Dataset excerpt:

-- START --

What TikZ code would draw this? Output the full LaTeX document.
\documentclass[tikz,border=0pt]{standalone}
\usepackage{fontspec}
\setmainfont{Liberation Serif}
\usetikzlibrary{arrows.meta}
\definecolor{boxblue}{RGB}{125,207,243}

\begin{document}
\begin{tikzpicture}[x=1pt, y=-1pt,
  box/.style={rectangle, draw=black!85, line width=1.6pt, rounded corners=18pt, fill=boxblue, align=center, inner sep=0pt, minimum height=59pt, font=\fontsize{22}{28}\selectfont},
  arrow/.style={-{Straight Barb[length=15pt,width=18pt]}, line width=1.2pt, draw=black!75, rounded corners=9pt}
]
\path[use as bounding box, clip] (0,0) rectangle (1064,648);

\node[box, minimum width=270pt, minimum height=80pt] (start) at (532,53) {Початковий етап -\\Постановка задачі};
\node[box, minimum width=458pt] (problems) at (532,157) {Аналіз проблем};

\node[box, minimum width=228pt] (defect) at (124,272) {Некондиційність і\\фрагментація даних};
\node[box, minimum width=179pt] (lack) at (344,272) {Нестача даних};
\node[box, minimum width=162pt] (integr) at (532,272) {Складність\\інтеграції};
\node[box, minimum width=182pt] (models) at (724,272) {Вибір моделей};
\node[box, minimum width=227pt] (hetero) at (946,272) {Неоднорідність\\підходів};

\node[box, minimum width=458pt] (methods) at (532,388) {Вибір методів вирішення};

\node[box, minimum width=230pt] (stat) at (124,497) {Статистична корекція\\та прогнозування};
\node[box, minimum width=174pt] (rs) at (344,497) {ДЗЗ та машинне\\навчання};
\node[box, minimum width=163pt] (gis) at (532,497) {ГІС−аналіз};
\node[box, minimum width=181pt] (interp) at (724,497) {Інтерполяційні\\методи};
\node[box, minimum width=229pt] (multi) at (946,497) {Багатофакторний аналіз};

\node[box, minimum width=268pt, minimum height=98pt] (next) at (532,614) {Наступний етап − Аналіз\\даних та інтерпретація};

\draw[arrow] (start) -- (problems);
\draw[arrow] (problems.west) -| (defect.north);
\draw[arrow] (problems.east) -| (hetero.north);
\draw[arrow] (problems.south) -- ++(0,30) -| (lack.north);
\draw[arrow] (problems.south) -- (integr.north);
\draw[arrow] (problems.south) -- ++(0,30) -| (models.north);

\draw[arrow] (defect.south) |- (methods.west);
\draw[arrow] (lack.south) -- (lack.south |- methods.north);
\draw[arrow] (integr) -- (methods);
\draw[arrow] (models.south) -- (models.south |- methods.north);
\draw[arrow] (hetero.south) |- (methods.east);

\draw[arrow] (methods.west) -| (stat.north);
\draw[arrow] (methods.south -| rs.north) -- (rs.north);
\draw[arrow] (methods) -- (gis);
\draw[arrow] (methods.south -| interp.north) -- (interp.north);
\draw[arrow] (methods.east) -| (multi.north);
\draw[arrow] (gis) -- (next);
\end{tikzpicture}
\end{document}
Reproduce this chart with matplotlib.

-- END --

(WORK TO DO) Print the records once more, exactly as they were given.

(SOLUTION TO THIS PROBLEM)
What TikZ code would draw this? Output the full LaTeX document.
\documentclass[tikz,border=0pt]{standalone}
\usepackage{fontspec}
\setmainfont{Liberation Serif}
\usetikzlibrary{arrows.meta}
\definecolor{boxblue}{RGB}{125,207,243}

\begin{document}
\begin{tikzpicture}[x=1pt, y=-1pt,
  box/.style={rectangle, draw=black!85, line width=1.6pt, rounded corners=18pt, fill=boxblue, align=center, inner sep=0pt, minimum height=59pt, font=\fontsize{22}{28}\selectfont},
  arrow/.style={-{Straight Barb[length=15pt,width=18pt]}, line width=1.2pt, draw=black!75, rounded corners=9pt}
]
\path[use as bounding box, clip] (0,0) rectangle (1064,648);

\node[box, minimum width=270pt, minimum height=80pt] (start) at (532,53) {Початковий етап -\\Постановка задачі};
\node[box, minimum width=458pt] (problems) at (532,157) {Аналіз проблем};

\node[box, minimum width=228pt] (defect) at (124,272) {Некондиційність і\\фрагментація даних};
\node[box, minimum width=179pt] (lack) at (344,272) {Нестача даних};
\node[box, minimum width=162pt] (integr) at (532,272) {Складність\\інтеграції};
\node[box, minimum width=182pt] (models) at (724,272) {Вибір моделей};
\node[box, minimum width=227pt] (hetero) at (946,272) {Неоднорідність\\підходів};

\node[box, minimum width=458pt] (methods) at (532,388) {Вибір методів вирішення};

\node[box, minimum width=230pt] (stat) at (124,497) {Статистична корекція\\та прогнозування};
\node[box, minimum width=174pt] (rs) at (344,497) {ДЗЗ та машинне\\навчання};
\node[box, minimum width=163pt] (gis) at (532,497) {ГІС−аналіз};
\node[box, minimum width=181pt] (interp) at (724,497) {Інтерполяційні\\методи};
\node[box, minimum width=229pt] (multi) at (946,497) {Багатофакторний аналіз};

\node[box, minimum width=268pt, minimum height=98pt] (next) at (532,614) {Наступний етап − Аналіз\\даних та інтерпретація};

\draw[arrow] (start) -- (problems);
\draw[arrow] (problems.west) -| (defect.north);
\draw[arrow] (problems.east) -| (hetero.north);
\draw[arrow] (problems.south) -- ++(0,30) -| (lack.north);
\draw[arrow] (problems.south) -- (integr.north);
\draw[arrow] (problems.south) -- ++(0,30) -| (models.north);

\draw[arrow] (defect.south) |- (methods.west);
\draw[arrow] (lack.south) -- (lack.south |- methods.north);
\draw[arrow] (integr) -- (methods);
\draw[arrow] (models.south) -- (models.south |- methods.north);
\draw[arrow] (hetero.south) |- (methods.east);

\draw[arrow] (methods.west) -| (stat.north);
\draw[arrow] (methods.south -| rs.north) -- (rs.north);
\draw[arrow] (methods) -- (gis);
\draw[arrow] (methods.south -| interp.north) -- (interp.north);
\draw[arrow] (methods.east) -| (multi.north);
\draw[arrow] (gis) -- (next);
\end{tikzpicture}
\end{document}
Reproduce this chart with matplotlib.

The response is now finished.